Your new album is titled …Keep Dreaming, Buddy. Is there a story behind that name? It was a temporary/working title for a song we had but we liked that it was like an ambiguous everyday ‘idiom’ inspired by ’70s songwriters, such as Randy Newman’s ‘Trouble in Paradise’ or Tom Waits’ ‘The heart of Saturday night’. We love that it has a laid back 70s spirit but also the duality of it. One reader might view it as encouraging advice. Another might read it as holding a sarcastic condescending tone. Personally, I can relate to both. A passer by might cry it out on a busy city street…. or your partner might whisper it patronisingly under their breath etc.
The album was partly created in Tenerife. How did the island influence the album? Do you think the culture had an impact? Definitely. I think the contrast between a place like the Canary Islands and Denmark really represented the healthy friction between Caspar and I. I was walking around the weird volcano island of Tenerife. The retro hotel we were based in – my family and I were there for 2 months – was like some kind of forgotten paradise resort. Retired drag queens flanked the pool. Everyone was German. The whole thing felt like some kind of Lynchian alternate reality. Caspar was sending me all these synth hooks and drum loops from Denmark. So I just started to come up with vocal melodies and lyrical ideas and record them into my phone. It was a really nice way to work and get inspired to be separated like that and be coming from two entirely different environments and climates.
The album takes a slightly more experimental path, dipping into a range of different sounds. What made you want to branch out now? It’s just kind of the natural thing you do as an artist isn’t it. Always looking for new avenues to go down and ways to shed your skin and push yourself into new territories. Caspar is somewhat of an alchemist when it comes to exploring and searching for new sounds. I call him the “synth Jesus”. And we looked into different genres for inspiration too. Whether it be hip-hop or classical or even movies. I look to films and characters in my life when it comes to the stories and lyrics in our music.
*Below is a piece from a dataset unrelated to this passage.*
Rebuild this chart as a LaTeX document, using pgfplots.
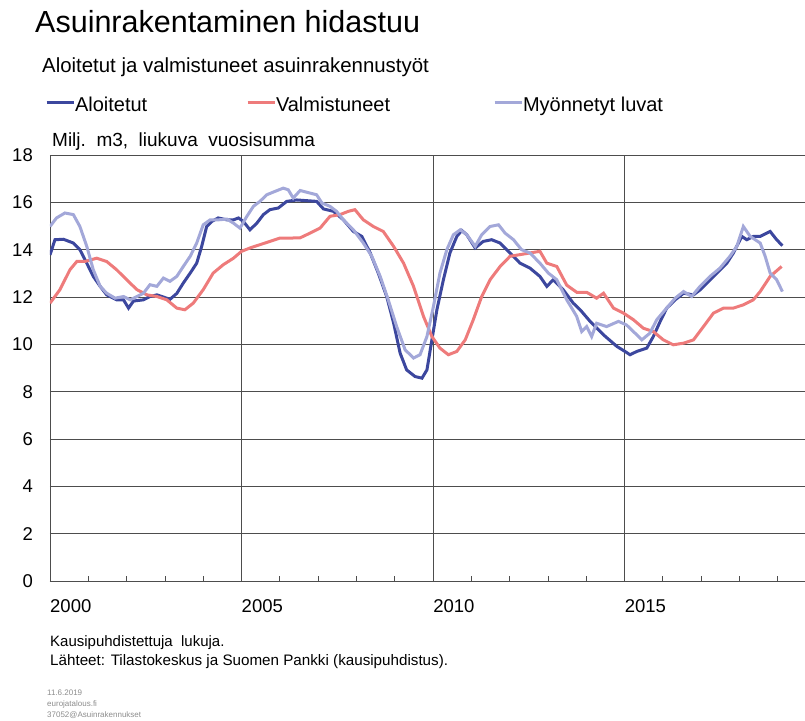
\documentclass[border=0pt]{standalone}
\usepackage{fontspec}
\setmainfont{Liberation Sans}
\usepackage{pgfplots}
\usepackage{pgfplotstable}
\pgfplotsset{compat=1.18}
\definecolor{cDark}{HTML}{3C479E}
\definecolor{cRed}{HTML}{EE7B7B}
\definecolor{cLight}{HTML}{A3A8D9}
\definecolor{cGrid}{HTML}{4D4D4D}

\pgfplotstableread{
x y
2000.00 13.78
2000.13 14.42
2000.35 14.44
2000.61 14.28
2000.78 14.00
2000.96 13.43
2001.13 12.87
2001.31 12.45
2001.48 12.09
2001.74 11.88
2001.92 11.88
2002.05 11.53
2002.18 11.83
2002.44 11.88
2002.61 12.02
2002.79 12.09
2002.96 12.00
2003.13 11.90
2003.31 12.15
2003.48 12.59
2003.66 13.01
2003.83 13.43
2003.96 14.14
2004.09 14.98
2004.22 15.19
2004.39 15.34
2004.62 15.26
2004.79 15.26
2004.92 15.34
2005.05 15.19
2005.22 14.84
2005.40 15.12
2005.57 15.48
2005.74 15.69
2005.96 15.76
2006.18 16.04
2006.44 16.10
2006.70 16.07
2006.96 16.04
2007.14 15.72
2007.40 15.62
2007.66 15.26
2007.92 14.77
2008.14 14.56
2008.36 13.86
2008.57 13.01
2008.79 12.02
2008.97 10.90
2009.14 9.63
2009.31 8.92
2009.53 8.64
2009.71 8.57
2009.84 8.92
2009.97 10.19
2010.10 11.46
2010.27 12.73
2010.44 13.86
2010.62 14.56
2010.75 14.81
2010.88 14.63
2011.10 14.07
2011.31 14.35
2011.53 14.42
2011.75 14.28
2012.01 13.86
2012.27 13.43
2012.53 13.22
2012.79 12.87
2012.97 12.45
2013.14 12.73
2013.40 12.30
2013.66 11.74
2013.84 11.46
2014.10 10.97
2014.45 10.40
2014.80 9.91
2015.01 9.70
2015.14 9.56
2015.32 9.70
2015.58 9.84
2015.75 10.33
2015.93 10.97
2016.10 11.53
2016.32 11.88
2016.54 12.16
2016.80 12.09
2016.97 12.30
2017.15 12.59
2017.41 13.01
2017.67 13.43
2017.84 13.86
2018.06 14.56
2018.19 14.42
2018.36 14.56
2018.54 14.56
2018.80 14.77
2018.97 14.42
2019.12 14.17
}\aloitetut

\pgfplotstableread{
x y
2000.00 11.74
2000.26 12.31
2000.52 13.15
2000.70 13.50
2000.91 13.50
2001.22 13.64
2001.48 13.50
2001.74 13.15
2002.00 12.73
2002.27 12.31
2002.53 12.09
2002.79 12.02
2003.05 11.88
2003.31 11.53
2003.52 11.46
2003.74 11.74
2004.00 12.31
2004.26 13.01
2004.52 13.36
2004.79 13.64
2005.00 13.93
2005.22 14.07
2005.48 14.21
2005.74 14.35
2006.00 14.49
2006.27 14.49
2006.53 14.50
2006.79 14.70
2007.05 14.91
2007.31 15.41
2007.57 15.48
2007.79 15.62
2007.96 15.69
2008.18 15.26
2008.44 14.98
2008.70 14.77
2008.97 14.14
2009.23 13.43
2009.49 12.45
2009.75 11.18
2009.97 10.33
2010.18 9.84
2010.40 9.56
2010.62 9.70
2010.84 10.19
2011.05 11.04
2011.27 12.02
2011.49 12.73
2011.75 13.29
2012.01 13.72
2012.27 13.79
2012.53 13.86
2012.79 13.93
2012.97 13.43
2013.23 13.29
2013.49 12.50
2013.75 12.20
2014.01 12.20
2014.27 11.95
2014.45 12.16
2014.71 11.53
2014.97 11.32
2015.23 11.04
2015.49 10.68
2015.75 10.54
2016.01 10.19
2016.27 9.98
2016.54 10.05
2016.80 10.19
2017.06 10.75
2017.32 11.32
2017.58 11.53
2017.84 11.53
2018.10 11.67
2018.36 11.88
2018.54 12.23
2018.80 12.87
2019.10 13.29
}\valmistuneet

\pgfplotstableread{
x y
2000.00 14.98
2000.17 15.34
2000.39 15.55
2000.61 15.48
2000.78 14.98
2000.96 14.14
2001.13 13.15
2001.31 12.45
2001.48 12.16
2001.70 11.95
2001.92 12.02
2002.09 11.88
2002.27 12.02
2002.44 12.16
2002.61 12.52
2002.79 12.45
2002.96 12.80
2003.13 12.66
2003.31 12.87
2003.48 13.29
2003.66 13.72
2003.83 14.28
2004.00 15.05
2004.18 15.26
2004.39 15.26
2004.62 15.29
2004.79 15.12
2004.96 14.91
2005.14 15.41
2005.31 15.83
2005.48 16.04
2005.66 16.32
2005.87 16.46
2006.09 16.60
2006.22 16.53
2006.35 16.18
2006.53 16.50
2006.79 16.39
2006.96 16.32
2007.10 15.97
2007.31 15.83
2007.48 15.62
2007.66 15.26
2007.92 14.84
2008.18 14.28
2008.40 13.72
2008.62 12.87
2008.83 11.88
2009.05 10.75
2009.27 9.77
2009.49 9.42
2009.66 9.56
2009.84 10.33
2010.01 11.60
2010.18 13.01
2010.36 14.00
2010.53 14.63
2010.71 14.84
2010.88 14.63
2011.10 14.14
2011.27 14.63
2011.49 14.98
2011.71 15.05
2011.88 14.70
2012.10 14.42
2012.31 14.00
2012.53 13.86
2012.79 13.43
2013.01 13.01
2013.23 12.73
2013.49 11.88
2013.75 11.18
2013.88 10.54
2014.01 10.75
2014.14 10.33
2014.27 10.89
2014.53 10.75
2014.84 10.97
2015.05 10.82
2015.23 10.54
2015.45 10.19
2015.66 10.47
2015.84 11.04
2016.06 11.46
2016.32 11.95
2016.54 12.23
2016.75 12.02
2016.97 12.45
2017.23 12.87
2017.49 13.22
2017.75 13.72
2017.93 14.14
2018.10 14.98
2018.28 14.56
2018.54 14.28
2018.67 13.72
2018.80 13.01
2018.97 12.73
2019.12 12.23
}\luvat

\begin{document}
\begin{tikzpicture}
\useasboundingbox (0,0) rectangle (805pt,720pt);
\begin{axis}[
  at={(50pt,139pt)}, anchor=south west,
  scale only axis, width=755pt, height=426pt,
  xmin=2000, xmax=2019.71, ymin=0, ymax=18,
  axis x line=bottom, axis y line=left,
  axis line style={-, cGrid, line width=0.9pt},
  xtick={2000,2005,2010,2015}, xticklabels={2000,2005,2010,2015},
  minor xtick={2001,2002,2003,2004,2006,2007,2008,2009,2011,2012,2013,2014,2016,2017,2018,2019},
  ytick={0,2,...,18},
  tick align=inside,
  major tick length=0pt, minor tick length=5pt,
  minor tick style={cGrid, line width=0.8pt},
  grid=major, major grid style={cGrid, line width=0.9pt},
  xticklabel style={anchor=north west, inner sep=0pt, yshift=-18pt, font=\fontsize{18.5}{20}\selectfont},
  yticklabel style={anchor=east, inner sep=0pt, xshift=-17pt, font=\fontsize{18.5}{20}\selectfont},
  /pgf/number format/assume math mode=true,
  legend style={at={(axis description cs:-0.0066,1.1174)}, anchor=west, draw=none, fill=none,
    inner sep=0pt, outer sep=0pt, font=\fontsize{20}{24}\selectfont,
    nodes={inner sep=0pt}, column sep=0pt},
  legend columns=3, legend cell align=left,
  legend image code/.code={\draw[#1, line width=3pt] (0pt,2pt) -- (27pt,2pt);},
]
\addlegendimage{cDark}
\addlegendentry{\makebox[171pt][l]{Aloitetut}}
\addlegendimage{cRed}
\addlegendentry{\makebox[217pt][l]{Valmistuneet}}
\addlegendimage{cLight}
\addlegendentry{Myönnetyt luvat}
\addplot[cDark, line width=3pt, forget plot] table[x=x,y=y] {\aloitetut};
\addplot[cRed, line width=3pt, forget plot] table[x=x,y=y] {\valmistuneet};
\addplot[cLight, line width=3pt, forget plot] table[x=x,y=y] {\luvat};
\end{axis}
\node[anchor=base west, inner sep=0pt] at (35pt,687pt) {\fontsize{30.5}{36}\selectfont Asuinrakentaminen hidastuu};
\node[anchor=base west, inner sep=0pt] at (42pt,647pt) {\fontsize{20.4}{24}\selectfont Aloitetut ja valmistuneet asuinrakennustyöt};
\node[anchor=base west, inner sep=0pt] at (52pt,573pt) {\fontsize{19}{22}\selectfont Milj.\ \ m3,\ \ liukuva\ \ vuosisumma};
\node[anchor=base west, inner sep=0pt] at (50pt,74pt) {\fontsize{15}{18}\selectfont Kausipuhdistettuja\ \ lukuja.};
\node[anchor=base west, inner sep=0pt] at (50pt,55pt) {\fontsize{15.2}{18}\selectfont Lähteet: Tilastokeskus ja Suomen Pankki (kausipuhdistus).};
\node[anchor=base west, inner sep=0pt, text=black!45] at (47pt,25pt) {\fontsize{8}{10}\selectfont 11.6.2019};
\node[anchor=base west, inner sep=0pt, text=black!45] at (47pt,14pt) {\fontsize{8}{10}\selectfont eurojatalous.fi};
\node[anchor=base west, inner sep=0pt, text=black!45] at (47pt,3pt) {\fontsize{8}{10}\selectfont 37052@Asuinrakennukset};
\end{tikzpicture}
\end{document}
Is there any song on the album that holds a special meaning to you? Well I know Caspar feels that ‘1996’ is perhaps the best thing we’ve ever done as a band. But for me, actually the opening song ‘Monument Eyes’ for some reason has a lot of weight to it. It was the last thing we recorded and I think it just really sums up the emotions I was feeling at that time and as we approached the end of making the album. It holds a deeper meaning to me personally too, but that’s for me to know hehe… What I can share is that it was directly inspired by that wild Nicolas Cage film Mandy. The scene where the “bad guy” spots his muse walking along the road and it’s all filtered in red and is super dreamy. For some reason that scene really spoke to me. Which is messed up actually now that I reflect on it… don’t worry I’m not a psycho killer haha.
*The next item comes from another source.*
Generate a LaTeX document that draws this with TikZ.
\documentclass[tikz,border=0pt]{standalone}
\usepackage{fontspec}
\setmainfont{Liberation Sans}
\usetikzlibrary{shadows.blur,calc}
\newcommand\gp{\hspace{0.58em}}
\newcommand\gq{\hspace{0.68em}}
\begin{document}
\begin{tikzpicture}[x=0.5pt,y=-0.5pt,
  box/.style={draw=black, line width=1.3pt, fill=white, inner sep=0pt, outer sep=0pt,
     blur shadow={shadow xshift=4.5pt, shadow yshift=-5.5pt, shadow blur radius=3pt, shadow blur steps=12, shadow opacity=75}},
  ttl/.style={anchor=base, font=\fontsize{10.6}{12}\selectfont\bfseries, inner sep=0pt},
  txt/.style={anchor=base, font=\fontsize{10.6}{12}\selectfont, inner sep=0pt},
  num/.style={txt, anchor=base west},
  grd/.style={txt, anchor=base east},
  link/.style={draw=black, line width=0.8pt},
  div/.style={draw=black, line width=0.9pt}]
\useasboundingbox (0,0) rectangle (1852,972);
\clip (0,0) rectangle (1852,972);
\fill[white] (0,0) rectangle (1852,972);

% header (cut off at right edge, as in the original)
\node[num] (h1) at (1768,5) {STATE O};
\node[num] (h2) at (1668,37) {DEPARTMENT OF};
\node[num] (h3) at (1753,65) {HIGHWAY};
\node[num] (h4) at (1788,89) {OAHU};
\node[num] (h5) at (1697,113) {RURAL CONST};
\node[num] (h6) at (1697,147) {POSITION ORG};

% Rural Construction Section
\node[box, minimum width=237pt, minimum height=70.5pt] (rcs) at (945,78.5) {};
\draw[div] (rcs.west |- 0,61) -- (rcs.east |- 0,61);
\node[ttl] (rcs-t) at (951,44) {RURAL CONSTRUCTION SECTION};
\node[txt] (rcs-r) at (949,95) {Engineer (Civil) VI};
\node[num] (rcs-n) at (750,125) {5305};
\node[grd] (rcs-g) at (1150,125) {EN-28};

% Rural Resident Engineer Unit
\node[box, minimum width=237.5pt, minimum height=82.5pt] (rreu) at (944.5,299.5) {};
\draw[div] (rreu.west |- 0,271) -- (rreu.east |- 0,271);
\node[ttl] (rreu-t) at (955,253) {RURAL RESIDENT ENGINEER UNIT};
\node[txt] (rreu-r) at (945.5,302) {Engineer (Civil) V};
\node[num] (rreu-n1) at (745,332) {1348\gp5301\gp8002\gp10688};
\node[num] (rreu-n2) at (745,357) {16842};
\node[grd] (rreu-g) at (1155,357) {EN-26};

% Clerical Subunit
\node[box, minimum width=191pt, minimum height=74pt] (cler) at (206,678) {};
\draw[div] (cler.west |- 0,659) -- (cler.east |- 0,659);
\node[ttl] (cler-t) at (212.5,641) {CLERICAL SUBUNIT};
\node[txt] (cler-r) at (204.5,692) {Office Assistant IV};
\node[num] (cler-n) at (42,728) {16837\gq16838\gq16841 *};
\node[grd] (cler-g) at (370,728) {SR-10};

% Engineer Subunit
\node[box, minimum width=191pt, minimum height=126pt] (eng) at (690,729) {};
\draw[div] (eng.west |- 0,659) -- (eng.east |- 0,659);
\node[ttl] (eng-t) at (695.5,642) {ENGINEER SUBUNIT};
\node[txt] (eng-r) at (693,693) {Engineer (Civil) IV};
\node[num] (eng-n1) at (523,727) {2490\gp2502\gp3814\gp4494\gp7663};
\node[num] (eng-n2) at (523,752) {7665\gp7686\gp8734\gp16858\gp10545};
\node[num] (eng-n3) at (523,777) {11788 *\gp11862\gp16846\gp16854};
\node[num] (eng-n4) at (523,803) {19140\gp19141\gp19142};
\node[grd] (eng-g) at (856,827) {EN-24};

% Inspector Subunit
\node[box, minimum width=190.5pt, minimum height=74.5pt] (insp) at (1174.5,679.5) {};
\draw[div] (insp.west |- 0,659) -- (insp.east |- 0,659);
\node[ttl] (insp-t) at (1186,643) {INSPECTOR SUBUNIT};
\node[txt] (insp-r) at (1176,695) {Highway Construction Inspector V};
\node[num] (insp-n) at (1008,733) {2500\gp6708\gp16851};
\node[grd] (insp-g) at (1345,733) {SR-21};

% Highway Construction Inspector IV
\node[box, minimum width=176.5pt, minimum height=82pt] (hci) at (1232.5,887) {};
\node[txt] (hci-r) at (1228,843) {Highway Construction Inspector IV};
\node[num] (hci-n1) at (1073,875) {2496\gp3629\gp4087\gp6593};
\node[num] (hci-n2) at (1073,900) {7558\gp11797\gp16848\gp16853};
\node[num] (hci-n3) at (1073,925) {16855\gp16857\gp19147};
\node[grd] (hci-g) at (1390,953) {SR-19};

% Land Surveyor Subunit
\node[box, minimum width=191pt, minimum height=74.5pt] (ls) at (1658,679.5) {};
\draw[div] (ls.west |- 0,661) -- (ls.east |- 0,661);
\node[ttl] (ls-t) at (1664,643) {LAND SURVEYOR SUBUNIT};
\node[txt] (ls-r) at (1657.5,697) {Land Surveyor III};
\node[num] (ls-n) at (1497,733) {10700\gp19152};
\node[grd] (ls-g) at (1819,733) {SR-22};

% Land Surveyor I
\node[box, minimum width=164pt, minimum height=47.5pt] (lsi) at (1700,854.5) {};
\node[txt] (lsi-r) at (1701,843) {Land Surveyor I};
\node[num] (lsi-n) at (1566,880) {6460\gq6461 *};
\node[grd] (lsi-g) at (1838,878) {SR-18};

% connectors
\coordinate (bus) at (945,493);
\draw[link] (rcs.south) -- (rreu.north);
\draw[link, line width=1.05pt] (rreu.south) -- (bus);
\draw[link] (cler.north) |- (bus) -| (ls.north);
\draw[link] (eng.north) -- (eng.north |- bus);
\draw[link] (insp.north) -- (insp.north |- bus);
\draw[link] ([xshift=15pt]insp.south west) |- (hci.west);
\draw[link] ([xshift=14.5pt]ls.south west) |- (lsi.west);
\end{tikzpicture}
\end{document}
Your fourth single, ‘Richard (Says Yes!)’ is an ode to the late Little Richard. What made you want to dedicate a song to him? A while back on tour, we were randomly watching this Jimi Hendrix doco and Little Richard came on and we were both just kinda floored by how alive and funny and inspiring he is. So he kinda became like this little team mascot for us. Like, just do it ALL!! “Put some sugar on it! MORE!” And also helped remind us to not take everything so seriously all the time. Lyrically I was going for something kinda sassy and simple, inspired by T REX’s ‘Get it On’. We wanted to pay tribute to LR’s flamboyance and colour, and I feel like we achieved that on that song.
What was it like collaborating with other people on the album, like Ned Ferm and Jason Lytle? Yeah it was a real thrill to get Jason on board and a proud moment for our band. And his feature turned out even better than we’d hoped. It’s perhaps my favourite song on the album (The Deeper End). Think Kraftwerk playing a classic country song. We discovered that Jason was a fan, so we hit him up and he was dead keen to sing on it. It’s as simple as that. Ned is a bit of a legend around Copenhagen and a great dude as well as a fantastic musician. And Soffie and Marie add their amazing vocals to couple of tunes too so we were super grateful. It’s all part of that same strive for new colours and textures.
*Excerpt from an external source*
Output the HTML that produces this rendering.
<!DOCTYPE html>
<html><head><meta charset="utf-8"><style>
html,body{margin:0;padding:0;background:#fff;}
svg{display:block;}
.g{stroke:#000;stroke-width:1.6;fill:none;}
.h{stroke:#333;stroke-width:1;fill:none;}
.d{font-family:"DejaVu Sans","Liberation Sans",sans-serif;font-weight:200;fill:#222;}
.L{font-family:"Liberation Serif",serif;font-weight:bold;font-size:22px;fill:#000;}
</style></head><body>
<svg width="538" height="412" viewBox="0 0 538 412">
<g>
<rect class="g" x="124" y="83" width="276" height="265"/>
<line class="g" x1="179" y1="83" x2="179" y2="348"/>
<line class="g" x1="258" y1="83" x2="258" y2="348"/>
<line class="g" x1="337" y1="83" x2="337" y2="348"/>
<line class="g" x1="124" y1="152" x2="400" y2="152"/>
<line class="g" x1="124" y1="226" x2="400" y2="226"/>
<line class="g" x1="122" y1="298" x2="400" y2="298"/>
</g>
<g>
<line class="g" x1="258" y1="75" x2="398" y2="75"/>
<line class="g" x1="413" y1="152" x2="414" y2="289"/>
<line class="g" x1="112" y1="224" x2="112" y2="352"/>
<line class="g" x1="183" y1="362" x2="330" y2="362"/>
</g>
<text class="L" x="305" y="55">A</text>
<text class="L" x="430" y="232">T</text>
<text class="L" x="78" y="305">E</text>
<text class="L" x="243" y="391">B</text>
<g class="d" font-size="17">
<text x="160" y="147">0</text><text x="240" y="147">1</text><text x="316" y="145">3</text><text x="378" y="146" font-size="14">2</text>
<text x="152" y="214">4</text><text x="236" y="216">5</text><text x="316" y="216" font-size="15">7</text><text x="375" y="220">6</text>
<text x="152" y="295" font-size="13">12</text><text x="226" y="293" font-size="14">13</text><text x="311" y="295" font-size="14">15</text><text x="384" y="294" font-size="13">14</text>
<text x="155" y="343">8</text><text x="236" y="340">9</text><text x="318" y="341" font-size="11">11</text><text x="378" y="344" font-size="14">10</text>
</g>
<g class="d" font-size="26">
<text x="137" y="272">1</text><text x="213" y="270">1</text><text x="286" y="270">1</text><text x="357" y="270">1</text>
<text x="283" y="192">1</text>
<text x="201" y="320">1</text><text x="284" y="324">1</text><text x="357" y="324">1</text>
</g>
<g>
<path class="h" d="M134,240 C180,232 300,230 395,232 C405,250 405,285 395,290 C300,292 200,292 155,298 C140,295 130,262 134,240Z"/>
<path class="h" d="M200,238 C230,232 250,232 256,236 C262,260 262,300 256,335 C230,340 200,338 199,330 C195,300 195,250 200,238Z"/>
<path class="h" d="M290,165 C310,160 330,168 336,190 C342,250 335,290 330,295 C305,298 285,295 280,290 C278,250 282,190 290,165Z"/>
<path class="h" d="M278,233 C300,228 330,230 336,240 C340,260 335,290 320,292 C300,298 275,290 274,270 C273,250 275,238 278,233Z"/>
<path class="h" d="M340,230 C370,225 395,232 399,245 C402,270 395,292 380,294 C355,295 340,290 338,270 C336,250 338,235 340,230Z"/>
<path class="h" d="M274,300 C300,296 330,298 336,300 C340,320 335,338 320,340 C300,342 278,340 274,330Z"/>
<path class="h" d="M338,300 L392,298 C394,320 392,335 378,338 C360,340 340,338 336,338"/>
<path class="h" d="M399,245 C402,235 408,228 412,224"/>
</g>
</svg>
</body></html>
You’ll hopefully be touring again in March, what can we expect from the live shows? Is there any song you’re particularly excited about playing live? All of the new songs to be honest. We’re just bursting to play. Unfortunately at the time of writing this, a UK/EU tour in March is looking highly unlikely but hopefully we can get on the road again some time in 2021 and we’ll bring stacks of energy and give you all the feels.
What can we expect from Palace Winter in the future? Hit after hit….. Honestly, who knows? But I imagine more hard work and hopefully more and more great songs!